With the soldiers dispatched, Azbes and Jordy accompany their new friends – the younger one is called ‘Chururu’, at least according to this translator – to a place called White Valley, where the episode ends.
* * *
There you have it: the first episode of Panzer World Galient. I don’t know why ‘Galient’ was chosen as a name, and I’m going to think of it as a combination of ‘gallant’ and ‘valiant’ for now. This is what Takahashi went on to direct, with some of the same team, after Armoured Trooper VOTOMS, which explains why Chururu’s mouth looks like Coconna’s, and why the Galient makes a very familiar sound when it skates towards us in the opening sequence.
Galient is, unusually, set in a fantasy world. I don’t know nearly as much as I should about ’80s anime, so I can’t say whether Galient was the first mecha anime to do this, or even the first ‘real’ mecha anime to do this. Actually, since (as the pen-and-paper RPG points out) most of the technology in VOTOMS is present-day stuff, Galient‘s giant mecha centaurs with beam weapons may have represented a move away from the understated mecha action aesthetics in ATV and Dougram. Whatever the facts of the matter, it’s certainly an piquant blend (Escaflowne, anyone?), and the first episode left me itching to see the Galient itself in action.
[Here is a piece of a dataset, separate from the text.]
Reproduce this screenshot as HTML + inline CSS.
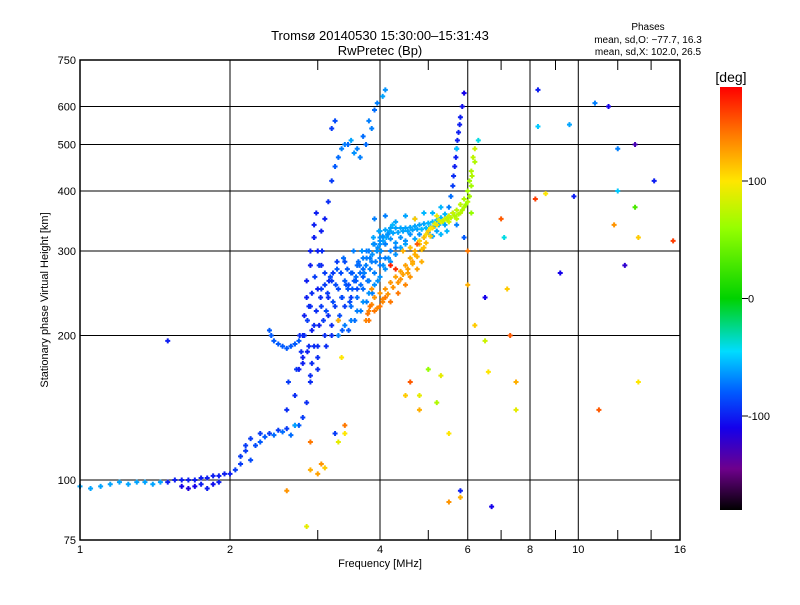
<!DOCTYPE html>
<html><head><meta charset="utf-8"><style>
body{margin:0;background:#fff;}
svg text{font-family:"Liberation Sans",sans-serif;fill:#000;}
</style></head><body>
<svg id="chart" width="800" height="600" viewBox="0 0 800 600" xmlns="http://www.w3.org/2000/svg">
<rect width="800" height="600" fill="#fff"/>
<text x="380" y="40" font-size="13" text-anchor="middle">Tromsø 20140530 15:30:00–15:31:43</text>
<text x="380" y="55" font-size="13" text-anchor="middle">RwPretec (Bp)</text>
<text x="648" y="30" font-size="10" text-anchor="middle">Phases</text>
<text x="648" y="43" font-size="10" text-anchor="middle">mean, sd,O: −77.7, 16.3</text>
<text x="648" y="55" font-size="10" text-anchor="middle">mean, sd,X: 102.0, 26.5</text>
<g id="grid"></g>
<g id="ticks"></g>
<g id="marks"></g>
<rect x="80" y="60" width="600" height="480" fill="none" stroke="#000" stroke-width="1.5"/>
<text x="380" y="567" font-size="11" text-anchor="middle">Frequency [MHz]</text>
<text x="48" y="300" font-size="11" text-anchor="middle" transform="rotate(-90 48 300)">Stationary phase Virtual Height [km]</text>
<defs><linearGradient id="cg" x1="0" y1="1" x2="0" y2="0"></linearGradient></defs>
<rect x="720" y="87" width="22" height="423" fill="url(#cg)"/>
<text x="731" y="82" font-size="14" text-anchor="middle">[deg]</text>
<g id="cbticks"></g>
</svg>
<script>
const xTicks=[1,2,4,6,8,10,16];
const xMinor=[3,5,7,9,12,14];
const yTicks=[75,100,200,300,400,500,600,750];
const cbTicks=[100,0,-100];
const freqO=[1.0,1.05,1.1,1.15,1.2,1.25,1.3,1.35,1.4,1.45,1.5,1.55,1.6,1.65,1.7,1.75,1.8,1.85,1.9,1.95,2.0,2.05,2.1,2.15,2.2,2.3,2.4,2.5,2.6,2.7,2.8,2.85,2.9,2.92,2.95,
2.4,2.42,2.45,2.5,2.55,2.6,2.65,2.7,2.75,2.8,2.8,2.82,2.85,2.85,2.9,2.9,2.95,2.95,2.98,2.9,2.95,3.0,3.0,3.05,3.05,3.1,3.1,3.15,3.15,3.2,3.2,3.25,3.3,3.3,3.35,3.4,3.4,3.45,3.5,3.5,3.55,3.6,3.6,3.65,3.7,3.7,3.75,3.8,3.85,3.9,3.95,4.0,4.0,
3.05,3.1,3.15,3.2,3.25,3.3,3.35,3.4,3.5,3.6,3.7,3.8,3.9,3.95,4.05,4.1,3.2,3.25,3.45,3.55,3.65,3.75,3.85,3.0,3.05,2.95,3.0,
5.5,5.55,5.6,5.62,5.65,5.68,5.7,5.72,5.75,5.78,5.8,5.85,5.9,5.6,5.7];
const heightO=[97,96,97,98,99,98,99,99,98,99,99,100,100,100,100,101,101,102,102,103,103,105,112,118,122,125,125,127,128,130,135,145,160,175,190,
205,200,195,192,190,188,190,192,195,180,200,220,240,260,280,300,320,340,360,230,210,190,170,230,250,270,200,220,240,260,200,230,215,250,240,260,230,250,270,240,260,280,250,270,290,265,280,300,285,310,300,320,290,
330,350,380,420,450,470,490,500,510,490,520,560,590,610,630,650,540,560,500,480,470,500,540,250,280,320,300,
370,390,410,430,450,470,490,510,530,550,570,600,640,360,340];
const phaseO=[-60,-60,-60,-60,-60,-60,-60,-60,-60,-60,-100,-100,-100,-100,-100,-100,-100,-100,-100,-100,-100,-90,-90,-90,-90,-90,-90,-90,-90,-90,-90,-95,-95,-95,-95,
-80,-80,-80,-80,-80,-80,-80,-80,-80,-100,-100,-100,-100,-100,-100,-100,-100,-100,-100,-95,-95,-95,-95,-90,-90,-90,-95,-95,-95,-90,-95,-90,-85,-85,-85,-80,-90,-80,-80,-90,-80,-75,-85,-75,-70,-80,-70,-70,-70,-70,-70,-65,-70,
-100,-100,-95,-90,-80,-75,-70,-70,-60,-70,-75,-70,-75,-70,-60,-65,-90,-85,-75,-65,-70,-75,-70,-100,-100,-100,-100,
-70,-75,-90,-95,-100,-100,-100,-100,-100,-100,-100,-105,-110,-80,-70];
const freqC=[2.78,2.82,2.86,2.88,2.92,2.96,3.02,3.06,3.08,3.12,3.14,3.18,3.22,3.26,3.28,3.32,3.36,3.38,3.42,3.44,3.48,3.52,3.54,3.58,3.62,3.66,3.68,3.72,3.76,3.78,3.82,3.86,3.88,3.92,3.96,3.98,4.02,4.06,4.1,4.14,
2.8,2.86,2.92,2.98,3.04,3.1,3.16,3.22,3.28,3.34,3.4,3.46,3.52,3.58,3.64,3.7,3.76,3.82,3.88,3.94,4.0,4.06,4.12,4.18,4.24,
2.6,2.7,2.9,3.0,2.62,2.72,2.76,2.88,3.02,3.12,3.2,3.36,3.46,3.56,3.66,3.76,3.86,3.96,4.06,4.16,
2.1,2.15,2.2,2.25,2.3,2.35,2.45,2.55,2.65,2.75,1.6,1.65,1.7,1.75,1.8,1.85,1.9];
const heightC=[185,200,215,230,245,265,280,300,215,225,245,265,235,255,275,220,240,290,255,275,235,250,300,265,285,255,300,270,290,260,275,295,320,285,305,330,300,315,310,325,
175,185,205,225,240,255,260,270,285,270,285,255,270,260,280,275,300,290,310,300,310,320,320,330,340,
140,150,165,180,160,170,200,190,210,190,210,205,205,215,225,235,245,260,280,290,
108,115,110,118,120,123,124,126,124,130,97,96,97,98,96,98,99];
const phaseC=[-95,-95,-90,-95,-95,-90,-90,-95,-90,-85,-90,-85,-85,-85,-80,-85,-85,-75,-80,-80,-85,-80,-70,-75,-75,-75,-65,-70,-70,-75,-70,-65,-60,-70,-65,-60,-65,-60,-60,-60,
-100,-100,-100,-95,-95,-90,-95,-90,-90,-85,-85,-85,-80,-80,-75,-75,-70,-70,-65,-65,-65,-60,-60,-60,-55,
-95,-95,-95,-95,-90,-90,-95,-95,-100,-95,-95,-80,-80,-75,-70,-70,-70,-65,-65,-65,
-90,-90,-85,-85,-80,-80,-75,-75,-75,-80,-110,-115,-110,-100,-100,-105,-100];
const freqBand=[3.3,3.4,3.5,3.6,3.7,3.8,3.9,4.0,4.1,4.2,4.3,4.4,4.5,3.5,3.6,3.7,3.8,3.9,4.0,4.1,4.2,4.3,
4.0,4.1,4.2,4.3,4.4,4.5,4.6,4.7,4.8,4.9,5.0,5.1,5.2,5.3,5.4,4.0,4.2,4.4,4.6,4.8,5.0,5.2,5.4,3.9,4.1,4.3,4.5,4.7,4.9,5.1,5.3,
4.05,4.15,4.25,4.35,4.45,4.55,4.65,4.75,4.85,4.95,5.05,5.15,5.25,5.35,5.45,4.1,4.3,4.5,4.7,4.9,5.1,5.3,5.45];
const heightBand=[200,210,215,225,235,245,255,265,275,285,295,305,310,230,240,250,260,270,280,290,300,305,
330,332,335,335,335,335,336,338,340,342,343,345,348,352,358,315,318,320,325,325,328,330,340,350,355,345,355,350,360,360,370,
322,325,327,328,330,330,332,333,333,335,337,338,340,345,350,310,312,315,318,320,322,325,330];
const phaseBand=[-70,-70,-70,-70,-65,-65,-65,-65,-65,-65,-65,-60,-60,-75,-75,-75,-70,-70,-70,-70,-70,-70,
-60,-60,-60,-60,-60,-60,-60,-60,-60,-60,-55,-55,-55,-55,-55,-65,-65,-65,-65,-65,-65,-60,-60,-70,-70,-60,-60,-60,-55,-55,-55,
-65,-65,-60,-60,-60,-60,-60,-60,-55,-55,-55,-55,-55,-50,-50,-70,-65,-65,-60,-60,-60,-55,-55];
const freqX=[3.75,3.8,3.85,3.9,4.0,4.1,4.2,4.3,4.4,4.5,4.6,4.7,4.8,4.9,5.0,4.2,4.35,4.5,4.6,4.75,4.85,3.8,3.85,5.1,5.2,4.2,4.3,4.0,4.1,4.4,4.55,4.65,4.7,4.9,3.9,4.05,
5.3,5.4,5.5,5.6,5.7,5.8,5.9,6.0,6.05,6.1,6.15,6.2,5.5,5.7,5.9,5.2,6.0,5.8,6.1,6.2,
3.78,3.82,3.95,4.05,4.15,4.25,4.35,4.45,4.55,4.65,4.75,4.85,4.95,5.05,4.45,4.6,4.8,4.95,5.05,5.15,5.25,5.35,5.45,5.55,5.65,5.75,5.85,5.95,6.05,6.12];
const heightX=[215,225,232,240,245,250,258,265,272,280,290,300,310,320,330,235,245,255,265,275,285,215,250,335,340,280,275,230,240,262,270,285,295,305,225,235,
345,350,355,360,365,375,385,400,420,440,470,490,345,350,370,355,380,360,410,460,
222,230,228,238,244,252,258,268,275,282,292,302,312,322,300,305,315,325,335,342,348,346,350,352,355,358,365,375,390,430];
const phaseX=[135,135,135,130,130,130,130,125,125,125,120,120,115,115,110,140,140,135,130,125,120,140,130,110,105,170,165,140,140,130,125,125,120,115,140,135,
95,90,85,80,75,75,70,65,65,70,75,80,80,75,70,95,70,75,65,70,
140,140,135,135,130,130,130,125,125,120,120,115,115,110,120,115,110,105,100,90,85,80,75,75,70,70,70,65,65,70];
const freqS=[1.5,2.9,3.0,3.05,3.1,3.3,3.4,3.4,4.5,4.6,4.8,5.0,5.2,5.3,5.5,5.8,5.8,5.9,6.0,6.0,6.2,6.5,6.5,6.6,6.7,7.0,7.1,7.2,7.3,7.5,7.5,8.2,8.3,8.3,8.6,9.2,9.6,9.8,10.8,11.0,11.5,11.8,12.0,12.0,12.4,13.0,13.2,13.0,13.2,14.2,15.5,3.3,3.35,2.85,2.9,3.25,2.6,4.7,4.75,4.8,5.5,5.7,6.1,6.3,2.7,2.75];
const heightS=[195,105,103,108,106,120,125,130,150,160,140,170,145,165,125,92,95,320,300,255,210,195,240,168,88,350,320,250,200,160,140,385,650,545,395,270,550,390,610,140,600,340,490,400,280,500,320,370,160,420,315,215,180,80,120,125,95,350,310,150,90,490,360,510,130,170];
const phaseS=[-100,120,125,130,110,90,100,140,110,150,120,60,70,90,100,120,-100,-80,140,120,110,80,-110,100,-110,150,-40,110,150,120,90,160,-100,-50,100,-110,-60,-100,-70,150,-110,130,-70,-50,-120,-130,110,30,100,-100,160,120,100,90,140,-90,130,110,150,90,130,-50,60,-40,-60,-100];

const X=f=>80+150*Math.log2(f);
const Y=h=>540-480*Math.log10(h/75);
const CBY=v=>298.5-v*(423/360);
const stops=[[-180,[0,0,0]],[-145,[110,0,140]],[-110,[20,0,235]],[-80,[0,90,255]],[-45,[0,220,255]],[0,[0,210,0]],[60,[150,255,0]],[100,[255,230,0]],[140,[255,120,0]],[180,[255,0,0]]];
function col(v){v=Math.max(-180,Math.min(180,v));for(let i=1;i<stops.length;i++){if(v<=stops[i][0]){const a=stops[i-1],b=stops[i],t=(v-a[0])/(b[0]-a[0]);return 'rgb('+a[1].map((c,k)=>Math.round(c+(b[1][k]-c)*t)).join(',')+')';}}return 'rgb(255,0,0)';}
const NS='http://www.w3.org/2000/svg';
function mk(tag,attrs,parent){const e=document.createElementNS(NS,tag);for(const k in attrs)e.setAttribute(k,attrs[k]);parent.appendChild(e);return e;}
const grid=document.getElementById('grid'),ticks=document.getElementById('ticks'),marks=document.getElementById('marks');
xTicks.forEach(f=>{const x=X(f);
 if(f>1&&f<16){const l=mk('line',{x1:x,x2:x,y1:60,y2:540,stroke:'#000','stroke-width':1},grid);}
 const t=mk('text',{x:x,y:553,'font-size':11,'text-anchor':'middle'},ticks);t.textContent=f;
 
});
xMinor.forEach(f=>{const x=X(f);mk('line',{x1:x,x2:x,y1:540,y2:530,stroke:'#000'},ticks);mk('line',{x1:x,x2:x,y1:60,y2:70,stroke:'#000'},ticks);});
yTicks.forEach(h=>{const y=Y(h);
 if(h>75&&h<750){const l=mk('line',{x1:80,x2:680,y1:y,y2:y,stroke:'#000','stroke-width':1},grid);}
 const t=mk('text',{x:76,y:y+4,'font-size':11,'text-anchor':'end'},ticks);t.textContent=h;
 
 mk('line',{x1:670,x2:680,y1:y,y2:y,stroke:'#000'},ticks);
});
function plot(fs,hs,ps,name){for(let i=0;i<fs.length;i++){const x=X(fs[i]),y=Y(hs[i]),c=col(ps[i]);
 const g=mk('path',{d:`M${x-2.5} ${y}h5M${x} ${y-2.5}v5`,stroke:c,'stroke-width':2,fill:'none'},marks);
 
 }}
plot(freqO,heightO,phaseO,'o-mode-point');
plot(freqC,heightC,phaseC,'o-mode-point');
plot(freqBand,heightBand,phaseBand,'o-mode-point');
plot(freqX,heightX,phaseX,'x-mode-point');
plot(freqS,heightS,phaseS,'scatter-point');
const grad=document.getElementById('cg');
stops.forEach(s=>mk('stop',{offset:((s[0]+180)/360*100)+'%','stop-color':col(s[0])},grad));
const cbt=document.getElementById('cbticks');
cbTicks.forEach(v=>{const y=CBY(v);mk('line',{x1:742,x2:748,y1:y,y2:y,stroke:'#000'},cbt);
 const t=mk('text',{x:748,y:y+4,'font-size':11},cbt);t.textContent=v;
 });
</script>
</body></html>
That in itself is a good point: the title mecha didn’t appear in the first episode, apart from the odd teasing glimpse in the opening and in the eyecatches. While there is, of course, no rule against a late mecha introduction in a show that’s only twenty-six episodes long, this does make me wonder if the writers thought that they might be able to get the show running for a few seasons longer.
As for the first episode’s story itself, I imagine the main objection to it is just how clichéd it is. I read a lot of fantasy novels during my early adolescence, and this (apart from the GIANT MECHA CENTAURS) is very like them. At this point one would normally say something about originality being overrated and possibly impossible; I would add that we could do with a return to a more medieval respect for people who replay the ideas of past authorities. I think I have a pocket tirade on ignorance about the past which I could deploy here, but I’m sure it would bore you, and in any case I just said that ‘I don’t know nearly as much as I should about ’80s anime’, which rather undermines my own authority.
Ah, well. I, for one, am quite happy to watch Jordy carve an utterly conventional path to vengeance and kingship, should any more delicious Galient get subtitled.